Letter home from Fred, dated 16 October 1915
The above letter reads as follows:
MGS (Machine Gun Section)
8th Royal Berks.
Oct. 16 1915
Dear Father and all
Just a few lines in answer to your letter which I received in the trenches last Tues. You will be pleased to know that I went through my second charge last Thurs. without a scratch, so I can consider myself very lucky indeed I reckon. We started to bombard their positions in earnest at 12 noon and the smoke went up a 1.55 pm our fellows going over at 2.5 pm as cool as if they were going upstairs to bed.

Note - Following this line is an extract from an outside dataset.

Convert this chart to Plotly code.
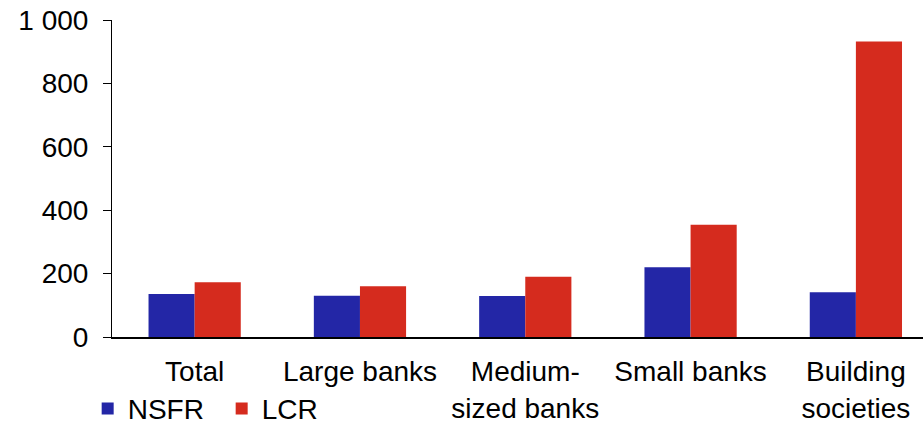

I was ammunitions carrier for the mg (machine gun), between the second and first line, not a very enviable job I’ll tell you as the Huns were shelling our communications trenches, to stop the supports coming up and it was a terrible job getting through what with the wounded and supports it was lovely you can bet I was glad when it was over I tell you I was run off my legs almost still it’s all in the game, and I suppose I hadn’t a right to grumble seeing that I came out alright, without a mark or anything. I have just received a letter from that fellow who came down to our house and am answering it after this one. We only had 4 days rest from the last attack you know and were in the trenches for 9 days this time but they say we are going to have a good rest this time. Well I hope you all have plenty of work, they say in the papers W.P. (Weekly Post?), that they must stop recruiting from the Railways and mines as there will be terrible shortages in a few months time, as they cannot get sufficient men as it is. Well I think this is all the news for the present so will close with fondest love to all at home
Your Loving Son and Bro
P.S. I think I forgot to thank Mother for that card she sent me as I take the liberty of thanking her now. It was a grand card I think
Newspaper report of Fred’s death on 14 July 1916 aged 21
London and North Western Railway Company Roll of Honour
Below: Extract from War Diary Intelligence Summary
Fred’s regiment is shown as being at Montauban on 14th July 1916
Below: Extract from War Diary Intelligence Summary
Fred must have been among the three soldiers “missing” on 14th July 1916
Below: Roll of individuals entitled to decoration of medals
1914 / 1915 Star
The 1914-15 Star was a campaign medal of the British Empire, for service in World War I. The Victory Medal was awarded to all who received the 1914 Star or 1914-15 Star. The British War Medal was awarded for service in World War I. These three medals were sometimes irreverently referred to as Pip, Squeak and Wilfred with Pip representing either this medal or the 1914 Star, only one of which could be awarded to a soldier; Squeak represented the British War Medal; and Wilfred represented the Victory Medal.
Pip, Squeak and Wilfred was a long-running British newspaper strip cartoon published in the Daily Mirror from 1919 to 1956. It was conceived by Bertram Lamb, who took the role of Uncle Dick, signing himself (B.J.L). It concerned the adventures of an orphaned family of animals. Pip, who assumed the “father” role, was a dog, while the “mother”, Squeak, was a penguin. Wilfred was the “young child” and was a rabbit with very long ears.